The consensus of VMware users is that it only makes sense to pay $28 (£15) per server for a hypervisor (plus the cost of Windows Server 2008 and all the upgrades, training, patches and add-ons required to make it run effectively in a data centre, rather than in an email server closet) for a standalone branch-office installation or test/development environment.

And they see the same amount as sensible for a company whose virtual infrastructures are going to be so simple that they don't need sophisticated management, configuration or automation.

And, yes, the depth, track record and capabilities of VMware's live migration, disaster recovery and other automation and management tools make VMware the clear favourite from a technical point of view, according to most of the analysts and all the VMware users I speak to.

The basic VI3 Foundation costs $995 (£536) per dual-CPU server; Standard Edition goes for $2,995 (£1,613) with Virtual Centre and Consolidated Backup; Enterprise lists for $5,750 (£3,098) complete with Distributed Power Manager, VMware High Availability, VMotion, Storage VMotion and Distributed Resource Scheduler.
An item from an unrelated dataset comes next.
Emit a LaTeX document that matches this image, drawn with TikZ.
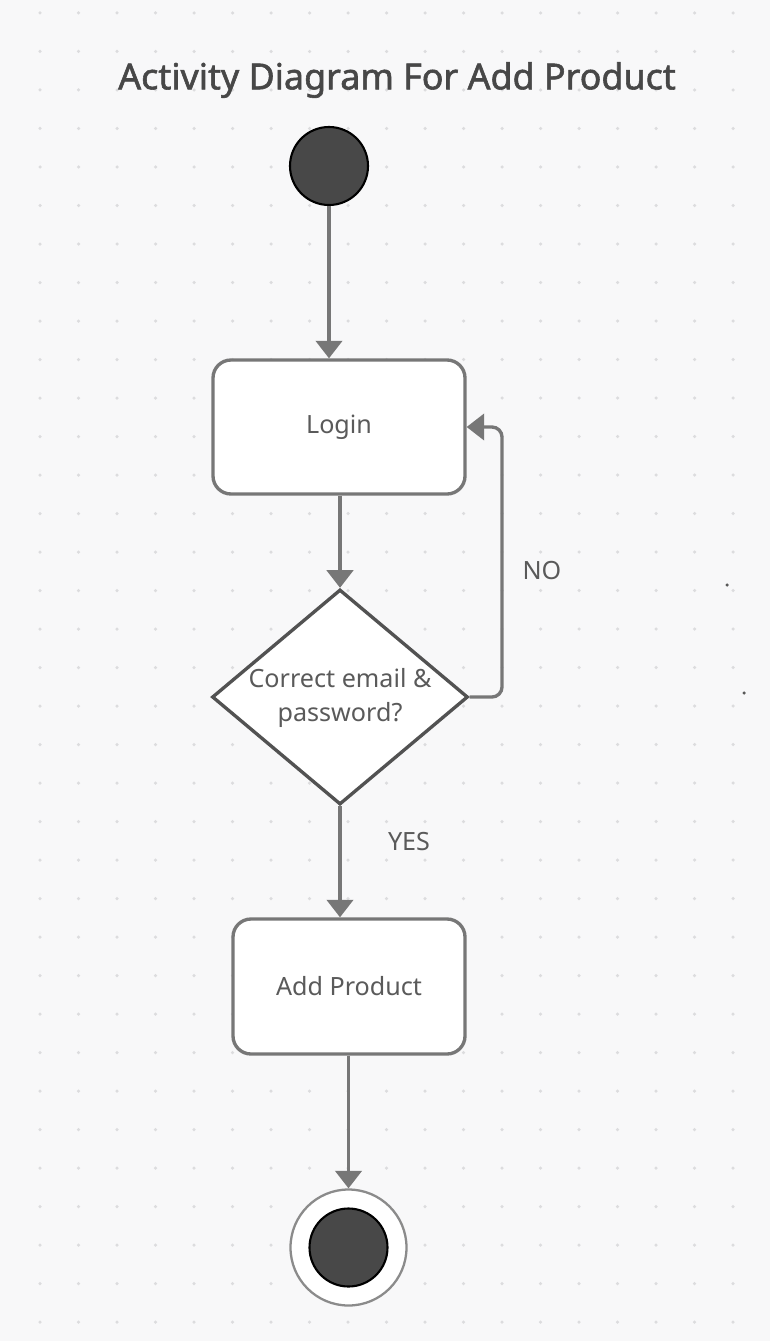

Even somewhat fringe products like VMware's Lab Manager deliver so much oomph that, you'd think, few customers would think twice about Microsoft's virtualisation stuff.

Patrick Benson, senior systems engineer at financial software developer Trading Technologies, says there is no real competition if you compare VMware and Microsoft virtualisation software, but that does not mean he misses comparisons on cost and technical capabilities.

"I'm looking at Microsoft all the time, and testing out their stuff, and I make sure the VMware people know that," says Benson, an IT guy whose cadre of users is made up almost exclusively of programmers and networking geeks (not an audience likely to tolerate weak IT support).

Benson (and his users) love VMware and, more specifically, Lab Manager for the ability to automate the imaging, provisioning and administration of virtual machines. Unlike users at most companies, who ask for additional servers primarily when their workloads spike or when they launch new projects, developers ask for new VMs almost continually, to test minor configuration or coding changes side by side.

"[With Lab Manager] we went from taking 10 or 15 minutes to provision a new server to less than a minute; the developers love that for their testing," Benson says.